An Investigation of the Bound State Solutions of the Klein-Gordon Equation for the Generalized Woods-Saxon Potential in Spin Symmetry and Pseudo-spin Symmetry Limits

TL;DR

This paper analytically investigates the bound state solutions of the Klein-Gordon equation with a generalized Woods-Saxon potential, revealing bound states only in the spin symmetric limit and confirming this with numerical calculations for a Kaon particle.

Contribution

It provides an analytical proof of the existence of bound states only in the spin symmetric limit and employs numerical methods to calculate the spectra for a specific particle.

Findings

Bound states exist only in the spin symmetric limit.

Numerical calculations confirm the non-existence of bound states in the pseudo-spin symmetric limit.
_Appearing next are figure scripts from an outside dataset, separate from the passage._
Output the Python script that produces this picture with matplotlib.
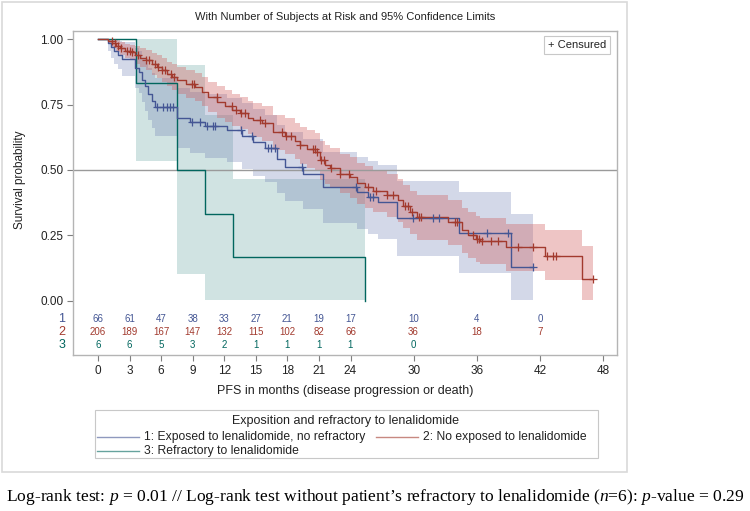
import numpy as np
import matplotlib
matplotlib.use("Agg")
import matplotlib.pyplot as plt
from matplotlib.patches import Rectangle
from matplotlib.lines import Line2D

plt.rcParams["font.family"] = ["Liberation Sans", "DejaVu Sans"]
plt.rcParams["mathtext.fontset"] = "custom"
plt.rcParams["mathtext.rm"] = "Liberation Serif"
plt.rcParams["mathtext.it"] = "Liberation Serif:italic"

# ============================
#   DATA
# ============================

# group 1: exposed to lenalidomide, no refractory
t1 = [0, 0.95, 1.2, 1.5, 1.9, 2.3, 3.5, 3.9, 4.2, 4.5, 4.75, 5.1, 5.4, 7.5, 8.7, 10.2, 12.3, 13.7, 14.7,
      15.9, 17.0, 17.8, 19.5, 21.4, 24.6, 25.7, 26.6, 28.4, 34.3, 39.3]
s1 = [1.0, 0.985, 0.97, 0.955, 0.94, 0.924, 0.89, 0.874, 0.845, 0.82, 0.79, 0.765, 0.74, 0.70, 0.682, 0.667,
      0.651, 0.628, 0.605, 0.582, 0.54, 0.513, 0.485, 0.433, 0.414, 0.395, 0.377, 0.314, 0.26, 0.127]
lo1 = [1.0, 0.955, 0.93, 0.905, 0.885, 0.86, 0.815, 0.795, 0.76, 0.725, 0.69, 0.66, 0.63, 0.585, 0.565, 0.545,
       0.53, 0.505, 0.478, 0.452, 0.41, 0.38, 0.35, 0.295, 0.275, 0.255, 0.235, 0.172, 0.107, 0.0]
hi1 = [1.0, 1.0, 1.0, 1.0, 0.995, 0.99, 0.965, 0.955, 0.93, 0.915, 0.89, 0.87, 0.85, 0.815, 0.80, 0.79,
       0.775, 0.755, 0.735, 0.712, 0.67, 0.645, 0.62, 0.57, 0.55, 0.535, 0.52, 0.456, 0.414, 0.33]
cens1 = [5.6, 6.2, 6.6, 6.8, 7.1, 8.9, 9.7, 10.4, 10.9, 11.1, 13.6, 14.6, 16.2, 16.4, 16.8, 19.4, 24.5,
         25.9, 26.1, 29.9, 31.8, 32.4, 37.0, 39.0, 41.35]
end1 = 41.35

# group 2: no exposed to lenalidomide
t2 = [0, 0.95, 1.33, 1.71, 2.09, 2.57, 3.04, 3.52, 3.99, 4.56, 5.13, 5.61, 6.08, 6.56, 7.03, 7.51, 8.37,
      9.22, 9.89, 10.46, 11.31, 12.07, 12.74, 13.5, 14.26, 14.73, 15.59, 16.63, 17.78, 18.73, 19.2, 19.87,
      20.63, 21.1, 21.58, 22.05, 23.0, 23.95, 24.62, 25.38, 26.14, 27.47, 28.52, 28.99, 29.66, 30.32, 33.27,
      34.6, 35.17, 35.93, 36.31, 38.78, 42.49, 46.0]
s2 = [1.0, 0.995, 0.985, 0.975, 0.965, 0.955, 0.95, 0.94, 0.93, 0.92, 0.905, 0.895, 0.882, 0.868, 0.855,
      0.843, 0.83, 0.816, 0.80, 0.78, 0.76, 0.745, 0.73, 0.718, 0.70, 0.69, 0.678, 0.644, 0.628, 0.61, 0.594,
      0.58, 0.567, 0.536, 0.52, 0.506, 0.486, 0.471, 0.448, 0.435, 0.42, 0.402, 0.383, 0.36, 0.337, 0.318,
      0.30, 0.268, 0.25, 0.235, 0.226, 0.203, 0.169, 0.084]
lo2 = [1.0, 0.985, 0.968, 0.953, 0.94, 0.927, 0.92, 0.907, 0.895, 0.882, 0.864, 0.852, 0.837, 0.821, 0.806,
       0.792, 0.777, 0.762, 0.744, 0.722, 0.70, 0.684, 0.668, 0.655, 0.636, 0.625, 0.612, 0.576, 0.559, 0.54,
       0.523, 0.508, 0.494, 0.462, 0.445, 0.43, 0.41, 0.394, 0.37, 0.356, 0.34, 0.321, 0.301, 0.277, 0.253,
       0.233, 0.214, 0.181, 0.162, 0.147, 0.138, 0.113, 0.08, 0.0]
hi2 = [1.0, 1.0, 1.0, 0.997, 0.99, 0.983, 0.98, 0.973, 0.965, 0.958, 0.946, 0.938, 0.927, 0.915, 0.904,
       0.894, 0.883, 0.87, 0.856, 0.838, 0.82, 0.806, 0.792, 0.781, 0.764, 0.755, 0.744, 0.712, 0.697, 0.68,
       0.665, 0.652, 0.64, 0.61, 0.595, 0.582, 0.562, 0.548, 0.526, 0.514, 0.50, 0.483, 0.465, 0.443, 0.421,
       0.403, 0.386, 0.355, 0.338, 0.323, 0.314, 0.293, 0.27, 0.21]
cens2 = [1.3, 1.6, 1.9, 2.2, 2.8, 3.0, 3.2, 3.8, 4.6, 4.8, 5.4, 5.7, 6.1, 6.4, 6.9, 7.2, 8.9, 9.1, 11.3,
         12.7, 13.1, 13.6, 14.0, 15.4, 15.9, 17.5, 17.9, 18.3, 19.2, 20.4, 20.6, 20.8, 21.2, 21.5, 22.1,
         23.0, 23.9, 25.7, 26.4, 27.5, 28.0, 29.2, 29.5, 29.8, 30.5, 30.7, 33.9, 34.1, 35.6, 36.0, 36.2,
         36.5, 37.4, 38.0, 39.9, 41.3, 42.7, 43.2, 43.5, 47.05]
end2 = 47.05

# group 3: refractory to lenalidomide
t3 = [0, 3.6, 7.5, 10.2, 12.8, 25.4]
s3 = [1.0, 0.833, 0.5, 0.333, 0.167, 0.0]
lo3 = [1.0, 0.535, 0.1, 0.0, 0.0, 0.0]
hi3 = [1.0, 1.0, 0.9, 0.71, 0.465, 0.0]
cens3 = []
end3 = 25.4

# number at risk
risk_times = [0, 3, 6, 9, 12, 15, 18, 21, 24, 30, 36, 42]
risk1 = [66, 61, 47, 38, 33, 27, 21, 19, 17, 10, 4, 0]
risk2 = [206, 189, 167, 147, 132, 115, 102, 82, 66, 36, 18, 7]
risk3 = [6, 6, 5, 3, 2, 1, 1, 1, 1, 0]

xticks = [0, 3, 6, 9, 12, 15, 18, 21, 24, 30, 36, 42, 48]
yticks = [0.0, 0.25, 0.5, 0.75, 1.0]

labels = ["1: Exposed to lenalidomide, no refractory",
          "2: No exposed to lenalidomide",
          "3: Refractory to lenalidomide"]

line_cols = ["#445694", "#A23A2E", "#01665E"]
fill_cols = ["#6F7EB3", "#D05B5B", "#66A5A0"]

W, H = 750, 511


def fx(x):
    return x / W


def fy(y):
    return 1 - y / H


def curva(ax, t, s, lo, hi, cens, t_end, cor, cor_fill, alpha):
    t = np.asarray(t, float)
    s = np.asarray(s, float)
    lo = np.asarray(lo, float)
    hi = np.asarray(hi, float)
    if t_end > t[-1]:
        t = np.append(t, t_end)
        s = np.append(s, s[-1])
        lo = np.append(lo, lo[-1])
        hi = np.append(hi, hi[-1])
    ax.fill_between(t, lo, hi, step="post", color=cor_fill, alpha=alpha, lw=0, zorder=1)
    ax.step(t, s, where="post", color=cor, lw=1.0, zorder=3)
    if len(cens):
        c = np.asarray(cens, float)
        idx = np.searchsorted(t, c, side="right") - 1
        ax.plot(c, s[idx], ls="", marker="+", ms=6, mew=0.9, color=cor, zorder=4)


fig = plt.figure(figsize=(7.5, 5.11), dpi=100)

ax_l, ax_r, ax_t, ax_b = 73, 617, 31.5, 355
ax = fig.add_axes([fx(ax_l), fy(ax_b), (ax_r - ax_l) / W, (ax_b - ax_t) / H])

x0px, x48px = 98, 603
ppm = (x48px - x0px) / 48
ax.set_xlim((ax_l - x0px) / ppm, (ax_r - x0px) / ppm)
y1px, y0px = 39.3, 300.5
ppu = y0px - y1px
ax.set_ylim(-(ax_b - y0px) / ppu, 1 + (y1px - ax_t) / ppu)

curva(ax, t3, s3, lo3, hi3, cens3, end3, line_cols[2], fill_cols[2], 0.3)
curva(ax, t1, s1, lo1, hi1, cens1, end1, line_cols[0], fill_cols[0], 0.3)
curva(ax, t2, s2, lo2, hi2, cens2, end2, line_cols[1], fill_cols[1], 0.35)

ax.axhline(0.5, color="#9a9a9a", lw=1.0, zorder=2)

ax.set_xticks(xticks)
ax.set_yticks(yticks)
ax.set_yticklabels([f"{v:.2f}" for v in yticks])
ax.tick_params(axis="both", direction="out", length=4, width=0.8, color="#7f7f7f",
               labelsize=8.5, labelcolor="#222222", pad=3)
for sp in ax.spines.values():
    sp.set_color("#b4b4b4")
    sp.set_linewidth(1.0)

# risk table inside the axes
row_y = [-(319 - y0px) / ppu, -(332 - y0px) / ppu, -(345 - y0px) / ppu]
for vals, yy, cor, nome in zip([risk1, risk2, risk3], row_y, line_cols, ["1", "2", "3"]):
    for tt, v in zip(risk_times, vals):
        ax.text(tt, yy, str(v), ha="center", va="center", fontsize=7, color=cor)
    ax.text((62 - x0px) / ppm, yy, nome, ha="center", va="center", fontsize=9, color=cor, clip_on=False)

# censored box
ax.text(fx(577), fy(45), "+ Censured", transform=fig.transFigure, ha="center", va="center",
        fontsize=8, color="#222222",
        bbox=dict(boxstyle="square,pad=0.35", fc="white", ec="#c8c8c8", lw=0.8))

fig.text(fx(345), fy(17), "With Number of Subjects at Risk and 95% Confidence Limits",
         ha="center", va="center", fontsize=8, color="#222222")
fig.text(fx(345), fy(391), "PFS in months (disease progression or death)",
         ha="center", va="center", fontsize=9, color="#222222")
fig.text(fx(20), fy(180), "Survival probability", rotation=90,
         ha="center", va="center", fontsize=8.5, color="#222222")

# legend
fig.add_artist(Rectangle((fx(95), fy(458)), (598 - 95) / W, (458 - 410) / H,
                         transform=fig.transFigure, fill=False, ec="#c8c8c8", lw=0.8))
fig.text(fx(346), fy(421), "Exposition and refractory to lenalidomide",
         ha="center", va="center", fontsize=9, color="#222222")
itens = [(97, 437, 0), (376, 437, 1), (97, 451, 2)]
for xx, yy, i in itens:
    fig.add_artist(Line2D([fx(xx), fx(xx + 42)], [fy(yy), fy(yy)], transform=fig.transFigure,
                          color=line_cols[i], lw=1.0, alpha=0.6))
    fig.text(fx(xx + 47), fy(yy), labels[i], ha="left", va="center", fontsize=8.7, color="#222222")

# outer border
fig.add_artist(Rectangle((fx(2), fy(472)), (627 - 2) / W, (472 - 2) / H,
                         transform=fig.transFigure, fill=False, ec="#d9d9d9", lw=1.2))

fig.text(fx(6), fy(497),
         "Log-rank test: $p$ = 0.01 // Log-rank test without patient\u2019s refractory to lenalidomide "
         "($n$=6): $p$-value = 0.29",
         ha="left", va="center", fontsize=12.6, family="Liberation Serif", color="black")

fig.savefig("out.png", dpi=100)
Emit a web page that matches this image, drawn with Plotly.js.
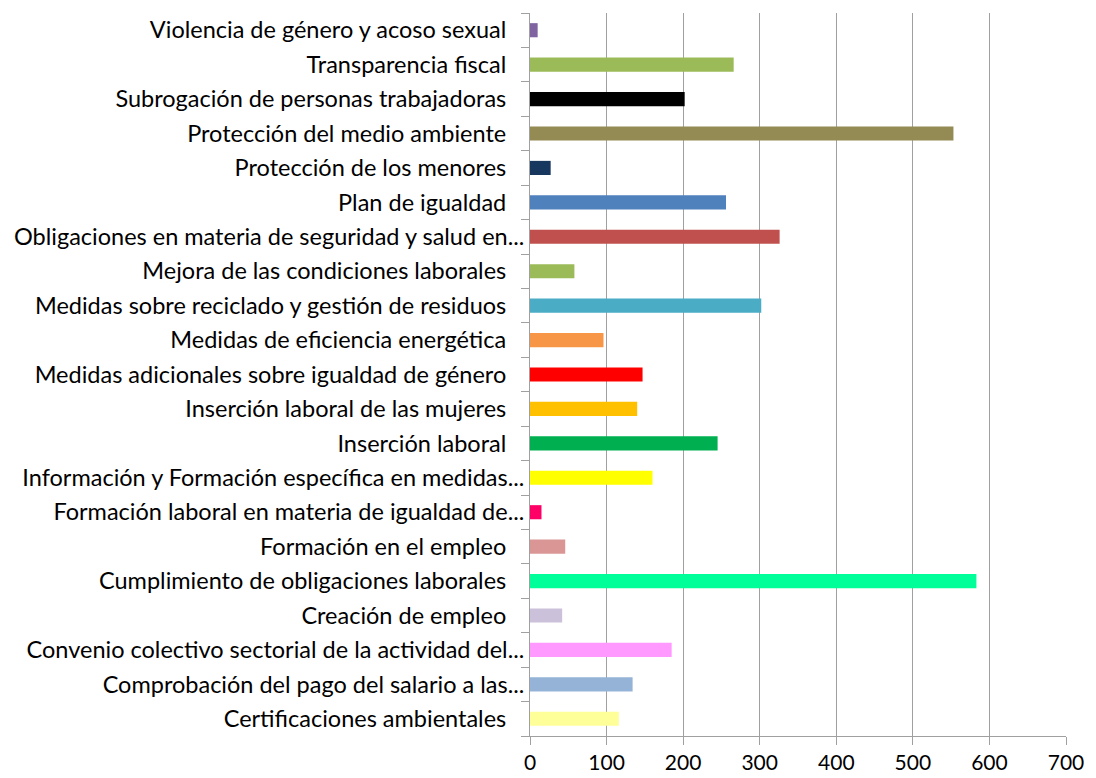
<!DOCTYPE html>
<html>
<head>
<meta charset="utf-8">
<script src="https://cdn.plot.ly/plotly-3.0.1.min.js"></script>
<style>
  html, body { margin: 0; padding: 0; background: #fff; }
  #chart { width: 1096px; height: 778px; }
</style>
</head>
<body>
<div id="chart"></div>
<script>
// Labels that are not cut off keep a trailing gap, as in the original
const pad = '\u00a0\u00a0\u00a0';

// Categories from bottom to top (Plotly draws the first category at the bottom)
const categories = [
    'Certificaciones ambientales' + pad,
    'Comprobación del pago del salario a las...',
    'Convenio colectivo sectorial de la actividad del...',
    'Creación de empleo' + pad,
    'Cumplimiento de obligaciones laborales' + pad,
    'Formación en el empleo' + pad,
    'Formación laboral en materia de igualdad de...',
    'Información y Formación específica en medidas...',
    'Inserción laboral' + pad,
    'Inserción laboral de las mujeres' + pad,
    'Medidas adicionales sobre igualdad de género' + pad,
    'Medidas de eficiencia energética' + pad,
    'Medidas sobre reciclado y gestión de residuos' + pad,
    'Mejora de las condiciones laborales' + pad,
    'Obligaciones en materia de seguridad y salud en...',
    'Plan de igualdad' + pad,
    'Protección de los menores' + pad,
    'Protección del medio ambiente' + pad,
    'Subrogación de personas trabajadoras' + pad,
    'Transparencia fiscal' + pad,
    'Violencia de género y acoso sexual' + pad
];

const counts = [116, 134, 185, 42, 583, 46, 15, 160, 245, 140, 147, 96, 302, 58, 326, 256, 27, 553, 202, 266, 10];

const barColors = [
    '#FFFF99', '#95B3D7', '#FF99FF', '#CCC1DA', '#00FF99', '#D99694', '#FF0066',
    '#FFFF00', '#00B050', '#FFC000', '#FF0000', '#F79646', '#4BACC6', '#9BBB59',
    '#C0504D', '#4F81BD', '#17375E', '#948A54', '#000000', '#9BBB59', '#8064A2'
];

const xTicks = [0, 100, 200, 300, 400, 500, 600, 700];

// Bar trace
const barTrace = {
    type: 'bar',
    orientation: 'h',
    x: counts,
    y: categories,
    marker: { color: barColors },
    hoverinfo: 'x+y'
};

const layout = {
    width: 1096,
    height: 778,
    margin: { l: 530, r: 30, t: 13, b: 42 },
    paper_bgcolor: '#ffffff',
    plot_bgcolor: '#ffffff',
    font: { family: 'Lato, "Open Sans", sans-serif', size: 23.5, color: '#000000' },
    bargap: 0.59,
    showlegend: false,
    xaxis: {
        range: [0, 700],
        tickvals: xTicks,
        ticktext: xTicks.map(String),
        showgrid: true,
        gridcolor: '#a0a0a0',
        gridwidth: 1,
        zeroline: false,
        showline: true,
        linecolor: '#a0a0a0',
        ticks: 'outside',
        ticklen: 8,
        tickcolor: '#a0a0a0',
        tickfont: { size: 21 }
    },
    yaxis: {
        type: 'category',
        categoryorder: 'array',
        categoryarray: categories,
        showgrid: false,
        zeroline: false,
        showline: true,
        linecolor: '#a0a0a0',
        ticks: 'outside',
        tickson: 'boundaries',
        ticklen: 8,
        tickcolor: '#a0a0a0',
        tickfont: { size: 23.5 },
        automargin: false
    }
};

Plotly.newPlot('chart', [barTrace], layout, { staticPlot: true });
</script>
</body>
</html>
Theoretical and numerical analysis are consistent regarding bound state spectra.

Abstract

Recently, scattering of a Klein-Gordon particle in the presence of mixed scalar-vector generalized symmetric Woods-Saxon potential was investigated for the spin symmetric and the pseudo-spin symmetric limits in one spatial dimension. In this manuscript, the bound state solutions of the Klein-Gordon equation with mixed scalar-vector generalized symmetric Woods-Saxon potential are examined analytically within the framework of spin and pseudo-spin symmetry limits. We prove that the occurrence of bound state energy spectrum exists only in the spin symmetric limit, while in the pseudo-spin symmetric limit, the bound state spectrum does not exist. Besides the theoretical proof, the Newton-Raphson numerical methods are used to calculate the bound state energy spectra of a neutral Kaon particle, confined in a generalized symmetric Woods-Saxon potential, energy well constituted with repulsive or attractive surface interactions, for the spin and pseudo-spin symmetric limits, respectively. Numerical results are consistent with the non-existence of the bound state energy spectrum in the pseudo-spin symmetric limit.